INTERVIEWER: u put “whiskey” as a reference?
ME: ope i thought it said preference
“Why don’t you have kids yet?” is a great question, ma’am, but I’m saving that conversation for the right total stranger at this gym.
My mom gave the kids a 1,000 piece puzzle, so tonight, as a family, we will be putting together a list of nursing homes.
theres been a horrible success at the accident factory
All goalies should wear gorilla suits in the playoffs
*first date*
Yep. I like all the things.*fourth date*
And that, Sandra, is why I would not hesitate to kick a pigeon.
If you need me, I’ll be right here for the next 35 years while my 4yo picks out a bedtime story to read
i haven’t seen a squirrel outside lately and now all of the sudden taco bell selling wings.. something ain’t right
Sorry I can’t come to your party, I already made other plans after you invited me.

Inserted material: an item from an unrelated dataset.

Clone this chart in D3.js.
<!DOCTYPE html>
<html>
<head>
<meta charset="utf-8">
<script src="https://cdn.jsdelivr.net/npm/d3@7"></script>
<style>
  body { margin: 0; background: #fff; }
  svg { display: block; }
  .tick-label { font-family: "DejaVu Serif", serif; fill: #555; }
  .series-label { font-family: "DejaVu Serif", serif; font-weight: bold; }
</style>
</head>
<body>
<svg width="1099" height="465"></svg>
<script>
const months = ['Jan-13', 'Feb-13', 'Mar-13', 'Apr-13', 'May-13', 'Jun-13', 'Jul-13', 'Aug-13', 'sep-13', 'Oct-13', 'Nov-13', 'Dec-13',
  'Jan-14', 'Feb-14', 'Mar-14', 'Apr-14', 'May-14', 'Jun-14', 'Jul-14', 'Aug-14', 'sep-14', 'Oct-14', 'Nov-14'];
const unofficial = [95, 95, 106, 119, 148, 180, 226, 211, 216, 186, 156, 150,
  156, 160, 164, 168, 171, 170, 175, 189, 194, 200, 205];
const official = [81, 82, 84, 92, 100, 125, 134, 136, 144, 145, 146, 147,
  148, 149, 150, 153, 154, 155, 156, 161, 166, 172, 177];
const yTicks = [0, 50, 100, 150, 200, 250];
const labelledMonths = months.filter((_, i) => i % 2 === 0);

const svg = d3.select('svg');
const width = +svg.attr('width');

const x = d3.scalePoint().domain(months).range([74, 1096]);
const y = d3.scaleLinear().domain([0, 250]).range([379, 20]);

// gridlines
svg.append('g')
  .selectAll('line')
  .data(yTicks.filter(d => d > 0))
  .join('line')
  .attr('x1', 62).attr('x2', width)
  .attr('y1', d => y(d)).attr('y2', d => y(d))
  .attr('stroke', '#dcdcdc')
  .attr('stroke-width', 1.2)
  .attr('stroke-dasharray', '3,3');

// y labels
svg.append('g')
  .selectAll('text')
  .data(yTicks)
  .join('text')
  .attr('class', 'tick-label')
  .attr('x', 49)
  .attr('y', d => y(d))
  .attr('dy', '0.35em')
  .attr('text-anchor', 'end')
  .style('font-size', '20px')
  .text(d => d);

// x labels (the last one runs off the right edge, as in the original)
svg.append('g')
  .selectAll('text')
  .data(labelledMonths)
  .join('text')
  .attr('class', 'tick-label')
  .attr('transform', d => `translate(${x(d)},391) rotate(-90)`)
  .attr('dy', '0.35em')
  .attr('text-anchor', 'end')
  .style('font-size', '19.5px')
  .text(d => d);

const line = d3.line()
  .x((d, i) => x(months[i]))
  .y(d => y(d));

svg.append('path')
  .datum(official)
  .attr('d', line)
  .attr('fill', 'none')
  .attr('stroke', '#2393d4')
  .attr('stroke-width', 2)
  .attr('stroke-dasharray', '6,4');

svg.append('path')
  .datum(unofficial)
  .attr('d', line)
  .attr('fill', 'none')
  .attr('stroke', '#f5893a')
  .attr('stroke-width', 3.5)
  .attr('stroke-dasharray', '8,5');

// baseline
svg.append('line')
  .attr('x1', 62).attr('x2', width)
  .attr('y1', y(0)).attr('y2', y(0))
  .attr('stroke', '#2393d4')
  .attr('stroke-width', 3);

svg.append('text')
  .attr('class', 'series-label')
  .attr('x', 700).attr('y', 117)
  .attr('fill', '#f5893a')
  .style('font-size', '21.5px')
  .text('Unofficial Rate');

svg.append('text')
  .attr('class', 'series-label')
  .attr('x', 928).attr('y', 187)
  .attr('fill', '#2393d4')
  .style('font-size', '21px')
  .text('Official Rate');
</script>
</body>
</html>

When you were young, Adele? You’re 28.
Shut the hell up.
Parents: If everyone jumped off a bridge, would you do it as well?
Me: (imagining a scenario where everyone is jumping off of a bridge): probably. What if it’s on fire?
Parents: go to your room.
Nothing makes you regret an outfit choice faster than when you see teens looking at you and whispering.

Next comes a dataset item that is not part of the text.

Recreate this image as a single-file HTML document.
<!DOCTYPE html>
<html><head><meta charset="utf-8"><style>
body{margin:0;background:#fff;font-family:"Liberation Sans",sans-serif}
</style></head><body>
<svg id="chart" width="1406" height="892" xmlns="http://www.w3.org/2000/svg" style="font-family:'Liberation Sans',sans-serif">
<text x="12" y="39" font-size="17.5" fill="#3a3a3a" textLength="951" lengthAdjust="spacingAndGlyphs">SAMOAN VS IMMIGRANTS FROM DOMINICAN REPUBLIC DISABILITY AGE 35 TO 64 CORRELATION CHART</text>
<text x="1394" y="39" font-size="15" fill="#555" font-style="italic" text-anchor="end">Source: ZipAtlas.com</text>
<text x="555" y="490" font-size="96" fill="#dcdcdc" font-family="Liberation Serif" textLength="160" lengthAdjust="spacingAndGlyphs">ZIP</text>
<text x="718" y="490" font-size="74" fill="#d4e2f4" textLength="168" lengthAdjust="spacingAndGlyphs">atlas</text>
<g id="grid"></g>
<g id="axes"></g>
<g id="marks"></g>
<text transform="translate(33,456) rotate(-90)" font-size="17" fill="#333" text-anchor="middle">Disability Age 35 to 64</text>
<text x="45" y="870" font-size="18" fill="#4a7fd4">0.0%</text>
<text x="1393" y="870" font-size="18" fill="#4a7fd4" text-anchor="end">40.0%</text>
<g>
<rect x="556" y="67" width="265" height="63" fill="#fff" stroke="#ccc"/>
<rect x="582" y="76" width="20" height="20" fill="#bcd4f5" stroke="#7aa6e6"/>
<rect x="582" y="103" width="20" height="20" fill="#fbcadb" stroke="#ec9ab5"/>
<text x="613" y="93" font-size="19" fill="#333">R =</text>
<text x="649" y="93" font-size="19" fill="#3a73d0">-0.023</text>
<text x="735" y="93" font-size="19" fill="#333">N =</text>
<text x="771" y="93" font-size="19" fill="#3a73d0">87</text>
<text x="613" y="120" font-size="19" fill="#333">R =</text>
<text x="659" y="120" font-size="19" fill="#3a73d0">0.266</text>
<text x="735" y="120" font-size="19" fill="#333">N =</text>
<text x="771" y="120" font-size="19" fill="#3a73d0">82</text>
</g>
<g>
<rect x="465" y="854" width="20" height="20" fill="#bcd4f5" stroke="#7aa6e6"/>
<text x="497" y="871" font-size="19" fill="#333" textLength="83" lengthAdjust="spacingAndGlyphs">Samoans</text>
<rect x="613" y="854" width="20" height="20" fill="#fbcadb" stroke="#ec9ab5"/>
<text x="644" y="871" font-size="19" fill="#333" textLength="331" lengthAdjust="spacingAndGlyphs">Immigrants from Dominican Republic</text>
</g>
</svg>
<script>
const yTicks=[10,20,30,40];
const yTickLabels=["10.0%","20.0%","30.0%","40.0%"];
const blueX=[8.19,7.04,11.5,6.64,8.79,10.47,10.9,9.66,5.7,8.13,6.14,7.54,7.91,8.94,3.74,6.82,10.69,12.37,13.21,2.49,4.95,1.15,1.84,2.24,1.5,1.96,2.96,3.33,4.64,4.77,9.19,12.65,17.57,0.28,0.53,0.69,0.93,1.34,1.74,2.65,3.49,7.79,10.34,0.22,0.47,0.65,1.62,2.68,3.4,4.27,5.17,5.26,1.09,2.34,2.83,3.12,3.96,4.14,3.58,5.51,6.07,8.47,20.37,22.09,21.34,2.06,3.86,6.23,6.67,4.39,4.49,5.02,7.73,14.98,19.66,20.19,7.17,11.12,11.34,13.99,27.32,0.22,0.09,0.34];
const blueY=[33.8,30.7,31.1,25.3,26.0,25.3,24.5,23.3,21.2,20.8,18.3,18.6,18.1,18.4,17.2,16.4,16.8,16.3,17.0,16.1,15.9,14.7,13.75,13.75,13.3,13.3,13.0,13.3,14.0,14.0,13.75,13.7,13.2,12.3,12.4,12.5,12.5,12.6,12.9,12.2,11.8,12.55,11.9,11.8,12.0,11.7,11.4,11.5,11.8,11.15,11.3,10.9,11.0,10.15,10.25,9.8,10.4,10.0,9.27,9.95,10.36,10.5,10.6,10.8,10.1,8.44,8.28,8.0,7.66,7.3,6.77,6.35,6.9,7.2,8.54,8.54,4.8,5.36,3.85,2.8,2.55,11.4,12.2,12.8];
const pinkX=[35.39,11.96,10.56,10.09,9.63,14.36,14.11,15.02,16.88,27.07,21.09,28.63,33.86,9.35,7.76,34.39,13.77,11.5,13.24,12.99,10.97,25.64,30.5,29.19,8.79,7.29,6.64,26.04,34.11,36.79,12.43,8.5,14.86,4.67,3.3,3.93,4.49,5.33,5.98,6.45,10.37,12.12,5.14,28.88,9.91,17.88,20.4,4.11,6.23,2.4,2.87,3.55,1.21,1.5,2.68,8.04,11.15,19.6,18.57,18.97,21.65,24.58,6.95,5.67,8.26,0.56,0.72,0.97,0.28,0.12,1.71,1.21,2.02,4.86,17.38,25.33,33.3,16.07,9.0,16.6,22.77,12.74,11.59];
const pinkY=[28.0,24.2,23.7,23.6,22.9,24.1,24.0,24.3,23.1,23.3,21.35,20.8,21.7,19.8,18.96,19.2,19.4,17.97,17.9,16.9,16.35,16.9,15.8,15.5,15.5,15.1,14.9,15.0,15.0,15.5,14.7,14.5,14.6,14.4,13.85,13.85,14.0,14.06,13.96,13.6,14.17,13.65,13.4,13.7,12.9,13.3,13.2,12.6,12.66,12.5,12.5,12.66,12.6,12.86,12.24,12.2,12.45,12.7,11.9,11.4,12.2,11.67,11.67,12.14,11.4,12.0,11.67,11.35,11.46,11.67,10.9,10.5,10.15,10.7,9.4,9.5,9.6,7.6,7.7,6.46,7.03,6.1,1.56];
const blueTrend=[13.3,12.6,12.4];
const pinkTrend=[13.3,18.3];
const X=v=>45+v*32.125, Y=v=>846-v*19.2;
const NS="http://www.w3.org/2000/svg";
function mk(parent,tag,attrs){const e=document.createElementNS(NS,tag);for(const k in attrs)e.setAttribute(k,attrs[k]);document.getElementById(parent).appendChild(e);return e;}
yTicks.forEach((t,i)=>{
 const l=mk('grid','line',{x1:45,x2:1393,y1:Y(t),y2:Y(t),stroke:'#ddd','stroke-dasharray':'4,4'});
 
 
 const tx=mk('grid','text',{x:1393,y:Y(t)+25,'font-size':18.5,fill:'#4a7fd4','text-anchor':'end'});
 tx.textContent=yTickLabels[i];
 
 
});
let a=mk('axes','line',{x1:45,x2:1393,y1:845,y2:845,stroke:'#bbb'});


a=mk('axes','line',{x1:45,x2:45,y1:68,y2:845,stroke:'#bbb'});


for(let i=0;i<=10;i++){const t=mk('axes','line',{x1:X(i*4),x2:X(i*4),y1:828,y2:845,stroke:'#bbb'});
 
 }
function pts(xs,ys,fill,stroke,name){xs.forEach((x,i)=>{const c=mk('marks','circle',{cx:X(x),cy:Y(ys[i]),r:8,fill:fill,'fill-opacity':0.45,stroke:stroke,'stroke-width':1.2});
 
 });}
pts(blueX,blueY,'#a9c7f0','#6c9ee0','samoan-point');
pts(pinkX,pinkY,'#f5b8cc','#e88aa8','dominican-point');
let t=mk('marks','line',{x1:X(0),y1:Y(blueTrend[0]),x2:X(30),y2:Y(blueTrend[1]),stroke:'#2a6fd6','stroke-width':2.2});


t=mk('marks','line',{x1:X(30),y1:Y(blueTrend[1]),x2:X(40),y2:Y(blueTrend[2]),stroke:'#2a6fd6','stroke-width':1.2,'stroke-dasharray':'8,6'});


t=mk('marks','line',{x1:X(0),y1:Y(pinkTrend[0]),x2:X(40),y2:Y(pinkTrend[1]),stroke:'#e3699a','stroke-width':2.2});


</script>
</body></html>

My favorite Yoga Pose is the Upward Facing Couch Potato.
Social media has shown us why there are directions on shampoo.
ARE YOU A MAN OR A MOUSE?
“Haha a man obviously”
*Detective places cheese on table*
*suspect starts to sweat*
[jolts awake in bed]
Honey, wake up! I had a terrible nightmare that you were an algorithm!
spouse: (from under covers) That’s awful, sweetheart. Let me suggest some other dreams you might have
me: what are you going to be when you grow up?
5: beautiful.
I see you people drinking from your water bottles without spilling or choking, flaunting your superiority in our faces like that
[horse walks into a bar]
Bartender: Why the long face?
H: The world is spiraling down the crapper.
BT: You’re supposed to say-
H: Just pour.
“As far back as I could remember I always wanted to shut an island” – Leo DiCaprio in Shutter Island
How much is appropriate to tip the police officer who opens the squad car door for you?
[Bob Dylan giving singing lessons]
I’d like you to sing it again, but this time plug your nose and put these 5 marbles in your mouth.
20% of being the BBC Wimbledon presenter is telling people what other telly programmes have been cancelled.
My kid asked for 2 kinds of chicken nuggets, and like a ROOKIE I put them on the same plate
8 yr old: as you can see in my business plan, it’s a macaroni & cheese/dinosaur chicken nugget fusion food truck called Tyrannosaurus MAC.
Bank loan officer: *hands kid trunk full of money, turns in 2 week notice*
TSA AGENT: take off ur shoes please
ME: [hiding counterfeit pokemon cards in my shoes] the dude in front of me said he has a grenade
*Pets a blob in the dark to see if its my cat*
*I’m still not sure*
Dad, the Easter Bunny should know that I don’t like Rolos but he puts them in my basket every year.
Me: (eating a Rolo) Yeah, that’s weird.